Elizabeth II came to the throne in the aftermath of the Second World War, burn into an era where the British Empire bestrode the world like Colossus, linked by the Red Line telegraph and the undisputed master of the seas. She leaves a United Kingdom that barely rates the name, where Scotland and Northern Ireland are both edging toward the door, where Brexit has severed the links to Europe, where the 52/48 dynamic and twelve years of ossified Tory rule has combined with plague, economic distress and political upheaval to produce a sense that this really is the end of the line.

The Queen was a coelacanth of an earlier era: an age of deference, respect, tradition, where she knew from a young age that she would spend her entire life as the main employee of Monarchy LLC. Her greatness came from the fact that she faced her duty without complaint or shirking, something that is unimaginable in the modern era.
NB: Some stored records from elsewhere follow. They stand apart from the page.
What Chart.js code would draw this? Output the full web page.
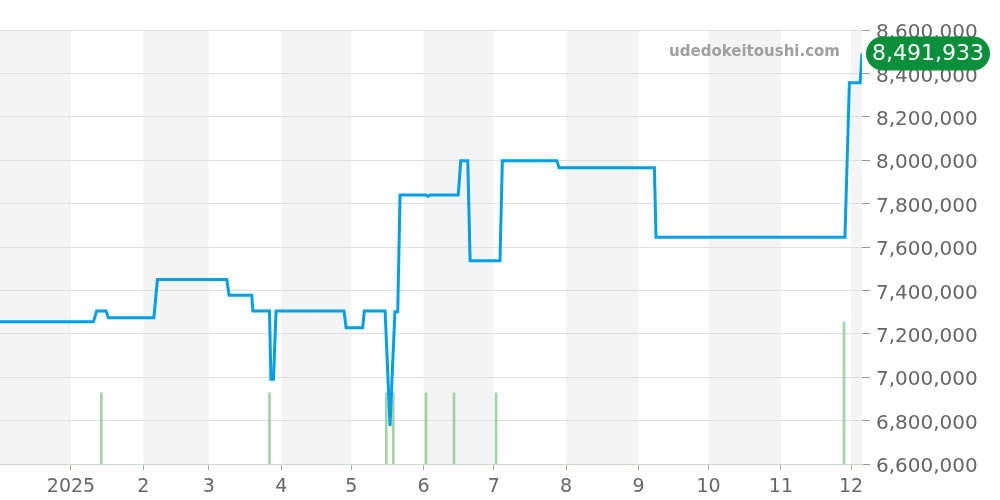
<!DOCTYPE html>
<html>
<head>
<meta charset="utf-8">
<script src="https://cdn.jsdelivr.net/npm/chart.js@4/dist/chart.umd.min.js"></script>
<style>
  html, body { margin: 0; padding: 0; background: #fff; }
  #wrap { width: 1000px; height: 500px; }
</style>
</head>
<body>
<div id="wrap"><canvas id="c" width="1000" height="500"></canvas></div>
<script>
// ---- data (x = days since 2025-01-01) ----
const priceDays = [-30.4, 9.6, 11.0, 15.0, 16.0, 35.5, 37.0, 66.7, 67.7, 77.4, 77.9, 85.0, 85.6, 86.7, 87.8, 116.9, 117.8, 124.9, 125.6, 134.5, 136.6, 138.7, 139.9, 140.9, 152.0, 152.9, 153.7, 165.8, 166.9, 169.9, 170.9, 183.7, 184.7, 208.0, 209.0, 249.8, 250.5, 331.4, 333.3, 337.9, 338.7];
const priceValues = [7255000, 7255000, 7305000, 7305000, 7274000, 7274000, 7450000, 7450000, 7378000, 7378000, 7305000, 7305000, 6990000, 6990000, 7305000, 7305000, 7228000, 7228000, 7305000, 7305000, 6775000, 7302000, 7302000, 7840000, 7840000, 7833000, 7840000, 7840000, 7998000, 7998000, 7537000, 7537000, 7998000, 7998000, 7965000, 7965000, 7645000, 7645000, 8357000, 8357000, 8491933];
const volumeDays = [13, 85, 135, 138, 152, 164, 182, 331];
const volumeValues = [1, 1, 1, 1, 1, 1, 1, 2];
const monthStarts = [0, 31, 59, 90, 120, 151, 181, 212, 243, 273, 304, 334];
const monthLabels = ['2025', '2', '3', '4', '5', '6', '7', '8', '9', '10', '11', '12'];
const shadedMonths = [[-31, 0], [31, 59], [90, 120], [151, 181], [212, 243], [273, 304], [334, 365]];
const yTicks = [6600000, 6800000, 7000000, 7200000, 7400000, 7600000, 7800000, 8000000, 8200000, 8400000, 8600000];
const latestPrice = 8491933;
const siteName = 'udedokeitoushi.com';

const FONT = "'DejaVu Sans', sans-serif";

const bandsPlugin = {
  id: 'bands',
  beforeDraw(chart) {
    const { ctx, chartArea: a, scales: { x } } = chart;
    ctx.save();
    ctx.beginPath();
    ctx.rect(a.left, a.top, a.right - a.left, a.bottom - a.top);
    ctx.clip();
    ctx.fillStyle = '#f4f4f4';
    shadedMonths.forEach(([s, e]) => {
      const x0 = x.getPixelForValue(s), x1 = x.getPixelForValue(e);
      ctx.fillRect(x0, a.top, x1 - x0, a.bottom - a.top);
    });
    ctx.restore();
  }
};

const overlayPlugin = {
  id: 'overlay',
  afterDraw(chart) {
    const { ctx, chartArea: a, scales: { y } } = chart;
    ctx.save();
    // watermark
    ctx.font = "bold 15px " + FONT;
    ctx.fillStyle = '#a0a0a0';
    ctx.textAlign = 'right';
    ctx.textBaseline = 'middle';
    ctx.fillText(siteName, a.right - 22, 52);
    // latest price badge
    const py = y.getPixelForValue(latestPrice);
    const bx = a.right + 4, bw = 124, bh = 34, r = 17;
    ctx.fillStyle = '#0b8f3a';
    ctx.beginPath();
    ctx.roundRect(bx, py - bh / 2, bw, bh, r);
    ctx.fill();
    ctx.fillStyle = '#ffffff';
    ctx.font = "22px " + FONT;
    ctx.textAlign = 'center';
    ctx.fillText(latestPrice.toLocaleString('en-US'), bx + bw / 2, py + 1);
    ctx.restore();
  }
};

new Chart(document.getElementById('c'), {
  type: 'bar',
  data: {
    datasets: [
      {
        type: 'line',
        data: priceDays.map((d, i) => ({ x: d, y: priceValues[i] })),
        borderColor: '#00a0e9',
        borderWidth: 3,
        pointRadius: 0,
        tension: 0,
        fill: false,
        yAxisID: 'y',
        order: 0
      },
      {
        type: 'bar',
        data: volumeDays.map((d, i) => ({ x: d, y: volumeValues[i] })),
        backgroundColor: 'rgba(129,199,132,0.75)',
        barThickness: 2,
        yAxisID: 'y2',
        order: 1
      }
    ]
  },
  options: {
    responsive: false,
    animation: false,
    layout: { padding: { top: 30, left: 0, right: 0, bottom: 0 } },
    plugins: { legend: { display: false }, tooltip: { enabled: false } },
    scales: {
      x: {
        type: 'linear',
        min: -30.4,
        max: 338.7,
        offset: false,
        afterBuildTicks(scale) { scale.ticks = monthStarts.map(v => ({ value: v })); },
        afterFit(scale) { scale.height = 36; },
        ticks: {
          autoSkip: false,
          maxRotation: 0,
          padding: 6,
          color: '#666',
          font: { family: FONT, size: 19 },
          callback(v) { const i = monthStarts.indexOf(v); return i >= 0 ? monthLabels[i] : ''; }
        },
        grid: { drawOnChartArea: false, drawTicks: true, tickLength: 6, color: '#aaa', offset: false },
        border: { display: true, color: '#c5e4c5', dash: [2, 1] }
      },
      y: {
        position: 'right',
        min: 6600000,
        max: 8600000,
        afterBuildTicks(scale) { scale.ticks = yTicks.map(v => ({ value: v })); },
        afterFit(scale) { scale.width = 138; },
        ticks: {
          padding: 6,
          labelOffset: 3,
          color: '#666',
          font: { family: FONT, size: 20 },
          callback(v) { return Number(v).toLocaleString('en-US'); }
        },
        grid: { color: '#e0e0e0', tickLength: 8, tickColor: '#999' },
        border: { display: false }
      },
      y2: {
        display: false,
        min: 0,
        max: 6.1
      }
    }
  },
  plugins: [bandsPlugin, overlayPlugin]
});
</script>
</body>
</html>
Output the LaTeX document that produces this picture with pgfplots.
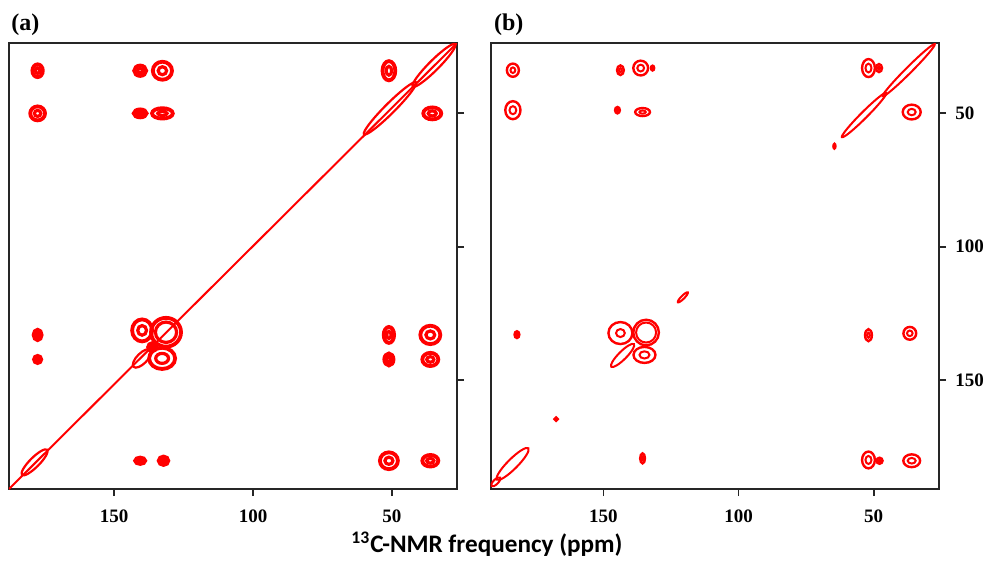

It’s something her heir was unable to manage – the divorce and the death of Diana was arguably the greatest peril for the institution of the Royal Family since Oliver Cromwell, and as for Charles—

Actually, spare a thought for Charles, who finally has the job he never wanted and had to train and wait for his entire life, and has to assume it at a moment of utter grief in how he got it, and whose history – the outspoken opinions, the troubled personal life, a life in tabloids – suggests that the Crown under his rule will not enjoy the same residual respect his mother clung to from the war era. Indeed, it’s hard to see anyone bringing that sort of gravitas any longer in the 21st century.

This is a hard blow for the UK, to be certain, and it might be a diminution they don’t come back from. It’s going to be a very tough winter – real 1970s style – and the confluence of so much at once does rather shake the foundations. The 21st century has finally fully arrived for Britain. They might not be happy it has.